▶ Records shown
================

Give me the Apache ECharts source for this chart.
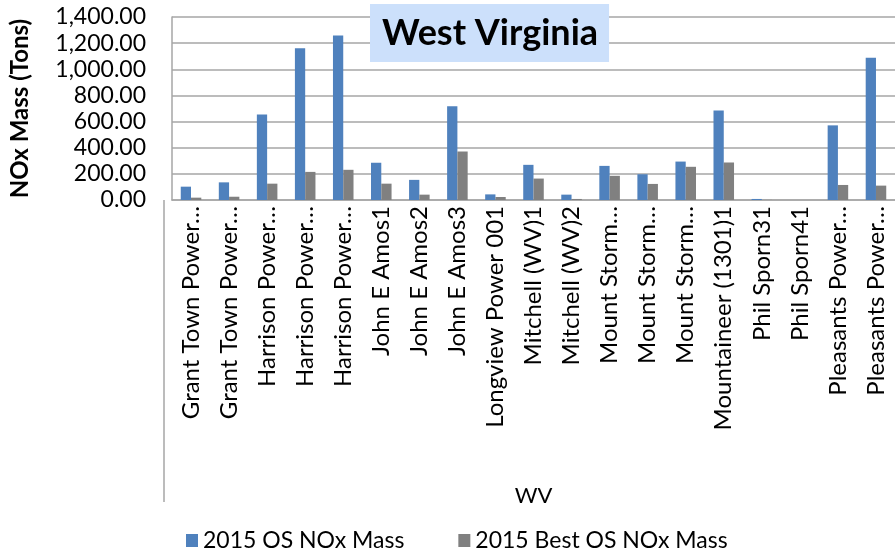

================

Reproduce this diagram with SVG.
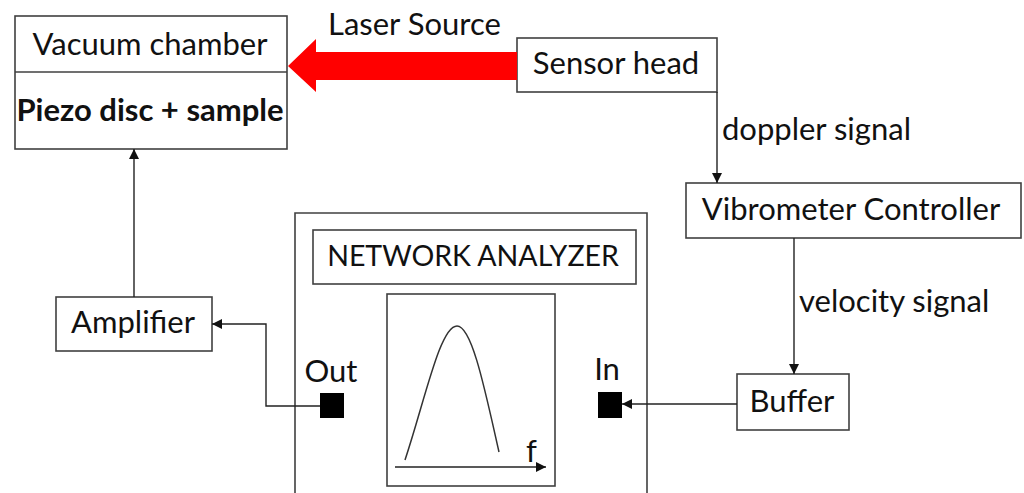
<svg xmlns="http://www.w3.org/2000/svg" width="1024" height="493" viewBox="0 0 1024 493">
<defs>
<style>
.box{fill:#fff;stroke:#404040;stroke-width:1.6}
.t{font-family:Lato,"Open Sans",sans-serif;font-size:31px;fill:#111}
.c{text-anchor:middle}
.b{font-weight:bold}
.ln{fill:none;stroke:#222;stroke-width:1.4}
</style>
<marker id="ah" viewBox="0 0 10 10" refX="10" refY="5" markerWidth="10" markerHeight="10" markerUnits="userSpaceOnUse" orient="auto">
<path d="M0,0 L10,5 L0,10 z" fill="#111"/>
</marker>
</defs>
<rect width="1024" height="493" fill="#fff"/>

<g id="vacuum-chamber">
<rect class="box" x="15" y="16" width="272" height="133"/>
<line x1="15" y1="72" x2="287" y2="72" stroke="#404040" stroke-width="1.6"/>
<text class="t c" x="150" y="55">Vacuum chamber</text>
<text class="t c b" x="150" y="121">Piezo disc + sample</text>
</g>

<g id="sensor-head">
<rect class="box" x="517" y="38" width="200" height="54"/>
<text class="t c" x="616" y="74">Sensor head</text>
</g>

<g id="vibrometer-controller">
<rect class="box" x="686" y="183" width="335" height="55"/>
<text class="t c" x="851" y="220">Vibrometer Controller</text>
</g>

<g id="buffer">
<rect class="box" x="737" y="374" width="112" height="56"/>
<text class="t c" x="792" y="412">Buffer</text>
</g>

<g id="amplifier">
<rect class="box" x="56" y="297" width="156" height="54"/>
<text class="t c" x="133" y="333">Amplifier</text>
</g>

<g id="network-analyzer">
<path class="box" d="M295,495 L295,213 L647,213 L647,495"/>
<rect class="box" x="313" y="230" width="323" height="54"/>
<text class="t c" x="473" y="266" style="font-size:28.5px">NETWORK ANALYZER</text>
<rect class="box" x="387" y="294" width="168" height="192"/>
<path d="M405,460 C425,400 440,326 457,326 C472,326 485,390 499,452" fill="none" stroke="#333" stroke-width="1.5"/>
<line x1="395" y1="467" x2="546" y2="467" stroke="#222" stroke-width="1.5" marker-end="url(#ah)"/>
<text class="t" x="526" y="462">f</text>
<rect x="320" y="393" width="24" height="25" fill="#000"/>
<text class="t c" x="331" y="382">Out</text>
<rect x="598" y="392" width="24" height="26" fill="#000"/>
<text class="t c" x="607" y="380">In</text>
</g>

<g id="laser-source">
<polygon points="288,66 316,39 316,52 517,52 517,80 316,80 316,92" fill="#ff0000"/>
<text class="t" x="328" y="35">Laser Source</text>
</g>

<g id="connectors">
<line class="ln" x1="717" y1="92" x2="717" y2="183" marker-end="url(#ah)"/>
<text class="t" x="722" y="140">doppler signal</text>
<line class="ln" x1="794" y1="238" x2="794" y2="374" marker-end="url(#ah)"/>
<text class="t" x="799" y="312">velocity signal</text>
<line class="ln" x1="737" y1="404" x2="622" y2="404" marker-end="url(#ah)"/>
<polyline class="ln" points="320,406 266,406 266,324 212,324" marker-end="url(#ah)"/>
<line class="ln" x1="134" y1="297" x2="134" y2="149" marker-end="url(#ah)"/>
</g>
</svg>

================

▶ Directions
Which lines above hold the word "this"? Copy each of them.

▶ Complete output
Give me the Apache ECharts source for this chart.
Reproduce this diagram with SVG.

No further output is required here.